WHAT’S IN THIS VIDEO: There are the technical things – the tuning, the richness of sound, the ability to play together. Does something sound thin versus sounding rich? But there’s something even more important – how does an orchestra engage with its audience. Even those who haven’t heard many orchestras can feel the difference.

ABOUT ANNE MIDGETTE

Comments

  1. Meredith says:

    One thing I’m curious about is the etiquette for standing ovations. I live in a smaller town, and play in both a professional and a community orchestra. Virtually everything either orchestra does gets a standing ovation! Occasionally I feel they are deserved, such as when we have a remarkable guest soloist or tackle a truly demanding piece with gusto. But most of the time I feel that people get to their feet out of habit (sometimes on their way to leave!), because the people in front of them are standing, or because they enjoyed the concert and haven’t experienced a higher tier of “greatness” for comparison. Has anyone else experienced this? What moves you to stand and applaud?

    • Rebecca says:

      I stand and applaud for various reasons depending upon the orchestra and venue. Admittedly I have participated in standing ovations because the people in front of me stood up, especially during the first few performances that I went to. Sometimes I’m caught up in the excitement of going to the performance and stand up because I’m just so happy to have been able to hear the music. Other times I stand up because I felt that the music really was outstanding.

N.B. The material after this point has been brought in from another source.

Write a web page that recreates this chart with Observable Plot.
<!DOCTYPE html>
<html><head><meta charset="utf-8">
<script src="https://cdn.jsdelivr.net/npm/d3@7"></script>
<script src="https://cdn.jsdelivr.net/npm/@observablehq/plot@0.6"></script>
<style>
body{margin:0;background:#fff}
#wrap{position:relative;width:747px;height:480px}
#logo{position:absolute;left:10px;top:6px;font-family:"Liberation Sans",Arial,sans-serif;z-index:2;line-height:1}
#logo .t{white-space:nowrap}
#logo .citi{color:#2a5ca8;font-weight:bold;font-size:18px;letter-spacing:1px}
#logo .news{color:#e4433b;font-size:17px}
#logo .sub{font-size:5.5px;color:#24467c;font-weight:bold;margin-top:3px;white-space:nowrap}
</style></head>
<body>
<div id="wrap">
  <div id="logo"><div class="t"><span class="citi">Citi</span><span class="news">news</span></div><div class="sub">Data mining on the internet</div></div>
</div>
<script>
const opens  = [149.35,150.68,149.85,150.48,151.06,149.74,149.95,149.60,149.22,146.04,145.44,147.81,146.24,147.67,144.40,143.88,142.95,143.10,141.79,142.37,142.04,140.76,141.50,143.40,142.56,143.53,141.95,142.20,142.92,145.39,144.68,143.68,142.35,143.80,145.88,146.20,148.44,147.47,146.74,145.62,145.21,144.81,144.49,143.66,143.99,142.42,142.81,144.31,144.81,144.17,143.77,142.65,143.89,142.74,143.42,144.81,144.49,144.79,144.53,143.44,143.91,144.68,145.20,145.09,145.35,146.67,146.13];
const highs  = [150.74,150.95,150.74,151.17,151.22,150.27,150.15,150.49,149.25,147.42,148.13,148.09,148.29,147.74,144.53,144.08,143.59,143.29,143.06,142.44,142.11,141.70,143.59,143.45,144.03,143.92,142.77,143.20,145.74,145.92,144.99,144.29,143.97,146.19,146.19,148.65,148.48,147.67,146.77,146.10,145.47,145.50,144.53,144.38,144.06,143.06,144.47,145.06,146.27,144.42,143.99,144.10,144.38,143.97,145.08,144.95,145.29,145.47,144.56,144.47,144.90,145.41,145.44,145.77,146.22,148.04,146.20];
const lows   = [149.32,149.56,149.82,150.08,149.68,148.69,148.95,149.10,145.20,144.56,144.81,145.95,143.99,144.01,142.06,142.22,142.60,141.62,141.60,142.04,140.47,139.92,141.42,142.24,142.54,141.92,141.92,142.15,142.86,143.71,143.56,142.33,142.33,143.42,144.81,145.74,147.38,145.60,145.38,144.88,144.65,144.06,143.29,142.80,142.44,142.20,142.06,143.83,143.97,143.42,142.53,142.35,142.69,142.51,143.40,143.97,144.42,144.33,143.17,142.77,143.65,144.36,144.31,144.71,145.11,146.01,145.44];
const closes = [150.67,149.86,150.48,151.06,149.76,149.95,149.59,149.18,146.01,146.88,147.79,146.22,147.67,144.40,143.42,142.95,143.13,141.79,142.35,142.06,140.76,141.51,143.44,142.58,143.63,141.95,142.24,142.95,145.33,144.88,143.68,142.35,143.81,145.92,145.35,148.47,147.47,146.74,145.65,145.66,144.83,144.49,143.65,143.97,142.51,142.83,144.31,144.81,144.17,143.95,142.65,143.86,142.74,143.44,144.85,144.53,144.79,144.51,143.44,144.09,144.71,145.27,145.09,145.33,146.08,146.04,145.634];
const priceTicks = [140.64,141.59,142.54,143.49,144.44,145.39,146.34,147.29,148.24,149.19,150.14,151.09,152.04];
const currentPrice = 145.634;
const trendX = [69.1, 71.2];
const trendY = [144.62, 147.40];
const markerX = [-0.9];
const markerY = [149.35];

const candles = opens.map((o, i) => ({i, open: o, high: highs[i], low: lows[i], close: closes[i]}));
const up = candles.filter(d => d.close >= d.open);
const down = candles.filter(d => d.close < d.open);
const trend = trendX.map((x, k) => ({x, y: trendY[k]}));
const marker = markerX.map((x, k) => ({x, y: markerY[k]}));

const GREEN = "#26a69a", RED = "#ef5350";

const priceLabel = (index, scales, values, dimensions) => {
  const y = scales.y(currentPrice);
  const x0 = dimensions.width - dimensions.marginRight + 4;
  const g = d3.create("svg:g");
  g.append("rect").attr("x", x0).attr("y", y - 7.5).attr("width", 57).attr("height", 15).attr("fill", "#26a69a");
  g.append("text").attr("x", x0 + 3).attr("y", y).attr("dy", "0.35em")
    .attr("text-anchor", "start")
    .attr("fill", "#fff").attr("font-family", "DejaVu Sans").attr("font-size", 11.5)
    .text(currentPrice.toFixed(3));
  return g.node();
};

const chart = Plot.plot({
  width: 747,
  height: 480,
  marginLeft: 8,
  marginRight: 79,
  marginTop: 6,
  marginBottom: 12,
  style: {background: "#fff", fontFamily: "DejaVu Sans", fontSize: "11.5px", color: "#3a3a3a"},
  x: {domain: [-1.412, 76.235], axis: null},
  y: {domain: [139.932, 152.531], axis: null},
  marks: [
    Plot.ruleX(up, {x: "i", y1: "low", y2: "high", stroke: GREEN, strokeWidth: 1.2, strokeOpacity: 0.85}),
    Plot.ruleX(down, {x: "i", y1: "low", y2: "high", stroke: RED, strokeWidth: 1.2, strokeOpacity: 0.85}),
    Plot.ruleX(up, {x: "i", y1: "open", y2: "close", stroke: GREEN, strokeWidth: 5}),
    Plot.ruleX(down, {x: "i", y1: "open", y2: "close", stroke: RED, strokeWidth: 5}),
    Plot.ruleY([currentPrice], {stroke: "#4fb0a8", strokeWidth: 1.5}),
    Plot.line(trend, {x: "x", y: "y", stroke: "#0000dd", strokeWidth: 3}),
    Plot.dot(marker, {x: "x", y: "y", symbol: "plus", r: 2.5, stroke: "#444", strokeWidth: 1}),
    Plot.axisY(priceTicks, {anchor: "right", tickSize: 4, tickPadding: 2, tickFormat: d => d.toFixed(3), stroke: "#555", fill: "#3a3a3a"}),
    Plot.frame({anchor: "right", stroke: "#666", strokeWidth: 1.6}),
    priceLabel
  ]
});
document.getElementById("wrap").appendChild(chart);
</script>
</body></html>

      In the case of community orchestras I often stand up because I know someone in the orchestra. In this case, whether the performance was truly spectacular or not I still stand up out of respect for my friend. They have given me the gift of hearing them play, so the least I can do is support them with a standing ovation.

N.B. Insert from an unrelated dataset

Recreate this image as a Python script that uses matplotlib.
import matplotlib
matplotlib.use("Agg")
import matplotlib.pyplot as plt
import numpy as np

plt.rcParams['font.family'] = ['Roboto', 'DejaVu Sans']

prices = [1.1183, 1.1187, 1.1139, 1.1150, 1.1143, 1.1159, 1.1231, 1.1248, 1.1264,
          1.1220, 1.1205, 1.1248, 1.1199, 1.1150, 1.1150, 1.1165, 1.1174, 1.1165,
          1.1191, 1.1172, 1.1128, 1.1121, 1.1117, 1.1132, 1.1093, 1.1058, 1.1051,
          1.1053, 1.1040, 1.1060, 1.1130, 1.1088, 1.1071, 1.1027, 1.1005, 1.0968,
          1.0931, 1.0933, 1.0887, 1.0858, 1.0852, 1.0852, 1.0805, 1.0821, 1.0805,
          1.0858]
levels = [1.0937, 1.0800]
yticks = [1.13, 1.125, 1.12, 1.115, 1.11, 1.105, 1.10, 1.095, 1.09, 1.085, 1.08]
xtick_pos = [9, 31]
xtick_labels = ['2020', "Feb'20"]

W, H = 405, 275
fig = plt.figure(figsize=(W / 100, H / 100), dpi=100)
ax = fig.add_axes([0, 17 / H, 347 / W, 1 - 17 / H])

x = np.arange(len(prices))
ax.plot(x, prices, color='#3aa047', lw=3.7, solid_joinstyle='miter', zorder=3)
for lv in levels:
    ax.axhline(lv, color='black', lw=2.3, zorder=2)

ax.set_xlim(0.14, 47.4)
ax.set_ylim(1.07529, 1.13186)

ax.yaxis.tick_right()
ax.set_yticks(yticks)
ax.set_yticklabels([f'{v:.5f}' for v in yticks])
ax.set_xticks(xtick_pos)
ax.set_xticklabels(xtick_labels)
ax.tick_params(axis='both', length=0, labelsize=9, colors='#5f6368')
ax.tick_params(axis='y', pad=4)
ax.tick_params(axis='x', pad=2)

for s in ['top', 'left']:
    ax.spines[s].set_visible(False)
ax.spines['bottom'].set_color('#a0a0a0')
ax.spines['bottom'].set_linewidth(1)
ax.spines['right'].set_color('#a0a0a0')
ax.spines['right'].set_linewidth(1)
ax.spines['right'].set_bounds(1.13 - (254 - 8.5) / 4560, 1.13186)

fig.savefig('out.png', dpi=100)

      There has only been one time where I went to a performance and stood up even though I truly felt that the musicians didn’t deserve a standing ovation. In this particular instance I stood up because the musicians had obviously spent a long time rehearsing and seemed really happy with their performance (as could be seen by the huge smiles on their faces). I felt that standing up would give them more confidence and hopefully encourage them to keep working and try to perform even better the next time.

  2. I agree that the standing ovation has gotten out of hand. Some in the audience will leap to their feet to show their enthusiasm even when they have obviously not been listening. Some seem to think they deserve a stretch. Some think it will hurry up their departure. It does detract from the standing ovation as a response to a.rare electrifying experience.
    It is a question of etiquette. Maybe a note on the program?

  3. I agree that you don’t always need to know why or how you got the goose bumps. Music can go right to our very souls whether we know anything about it (the music) or not. However, music, and the whole process, really becomes enjoyable on a whole different level when we starting trying to figure out the whys and hows!

  4. I think this video sums up the beauty of the course: for orchestra “newbies” like me, it’s a “way in” to the performance, which gives access to both the objective, technical elements and also to one’s own experience and engagement with the orchestra.